One of the problems with scattering ashes in a public place or over a body of water is that there is often no ability to identify that place and memorialization cannot take place. It may be important to some members of the family to have a special place. Cemeteries make allowances for cremations by providing places where urns can be placed. Some cemeteries also have special garden areas that allow for scattering of ashes. A memorial plaque can also be installed reminding the family where the ashes were scattered.

Wealthy rulers, politicians, people of status and rich people are the most ostentatious in having memorials in their honor. Consider the pyramids as an example. But even in local cemeteries it seems that families compete with each other by trying to erect grave markers or monuments that are better than the ones around them. Some cemeteries recognize this tendency and will restrict the size or design of grave monuments.

Probably the most important thing to remember in picking a cemetery is picking out a location that makes it convenient for the survivors to visit in the future. A cemetery halfway across the country that is picked simply because it was the birthplace of the decedent is not being considerate to the family that may be hundreds of miles away. On the other hand, if family are scattered all over the country, location may not be a problem.

A second important consideration is also a convenience issue. Many families have parents, grandparents, aunts and uncles and children buried in the same cemetery. This makes it convenient for family members who want to remember more than one loved one to do so by visiting only one location. The cemetery where the rest of the family is buried should be the logical choice. Oftentimes a person will pick his or her cemetery plot based solely on the atmosphere of the place and not take into account the convenience issues expressed above. Being considerate to the surviving family is an important issue in picking a cemetery.

There are presently two types of cemeteries. The first is the traditional cemetery that has been used for perhaps hundreds of years and is filled with upright monuments of stone or above ground mausoleums. The second is a newer concept called a memorial park or memorial garden. This is an effort to equalize everyone who is buried by not allowing any one family to erect monuments different from anyone else. The only markers allowed are ground level tablets of a prescribed size. The Memorial Park is designed to resemble a garden where people can repose or reflect in beautiful surroundings. There may be fountains, sculptures, inviting buildings, water features and so on. Some cemeteries use both concepts.

Here are some issues to consider or issues to generate questions to ask when buying a cemetery plot when preplanning funeral arrangements.
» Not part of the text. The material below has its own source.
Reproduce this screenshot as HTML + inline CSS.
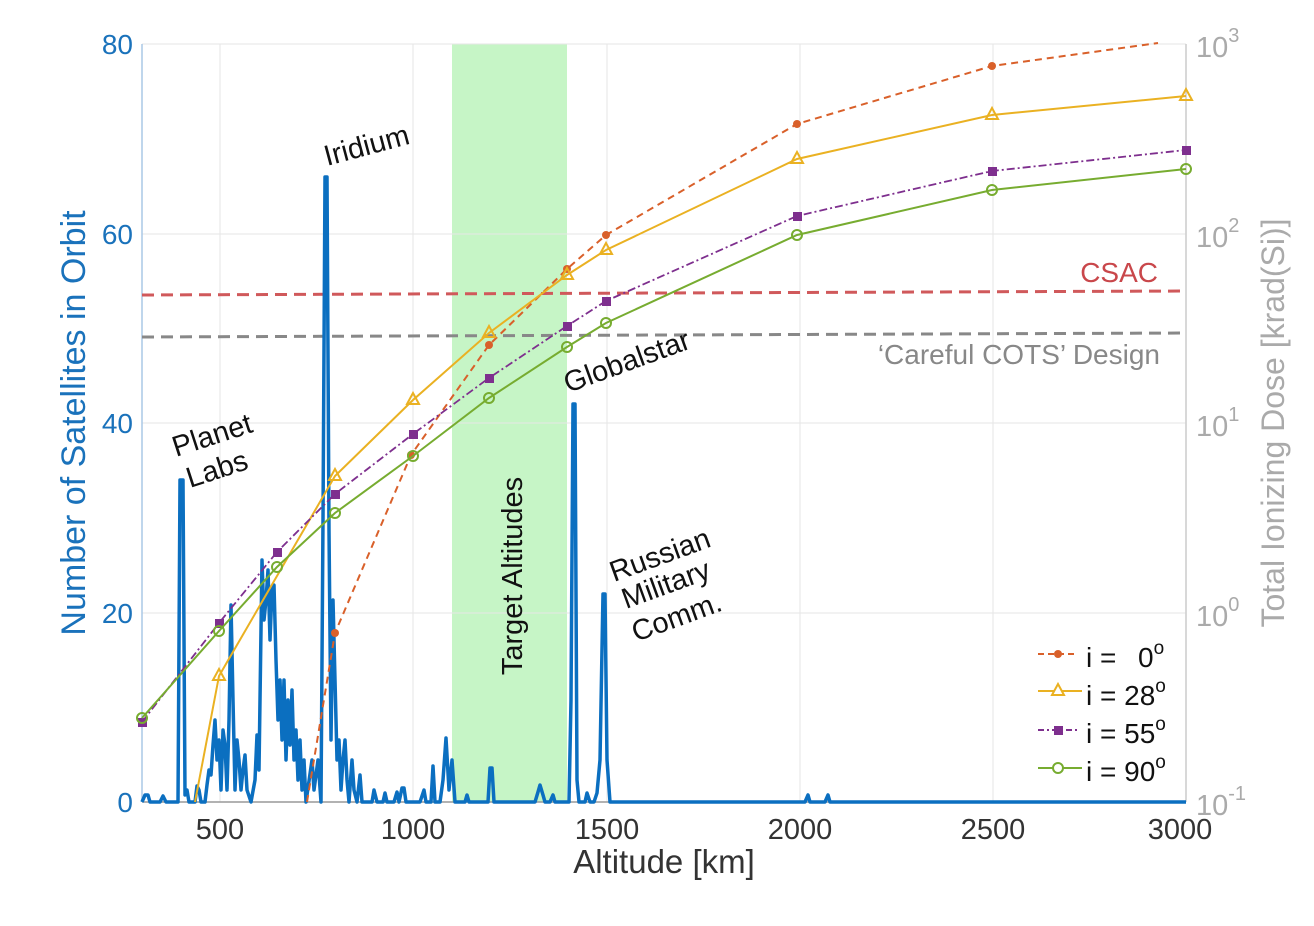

  • The plot is not owned, only the usage of the plot for a perpetual interment.
  • Prices will vary considerably but generally be more expensive in urban areas with high land values and less expensive in rural areas.
  • If a plot is purchased but the family desires another cemetery instead, many cemeteries have exchange programs where the equivalent values can be exchanged between cooperating cemeteries, but many cemeteries do not have exchanges or the exchanges may not work as advertised and the family may be stuck with an unwanted cemetery lot.
  • Some cemeteries may be willing to repurchase plots.
  • Grave liners or vaults are not required by law but some cemeteries may require them to prevent the ground from sinking.
  • Generally plots cannot be resold privately to another individual.
  • Most cemeteries that sell memorials place restrictions on the installation of memorials purchased elsewhere. This limits the consumer's choice and drives up the price.
  • Most cemeteries will only allow their own personnel to open and close graves.
  • Cemeteries may use high-pressure tactics to get people to make a decision on the spot.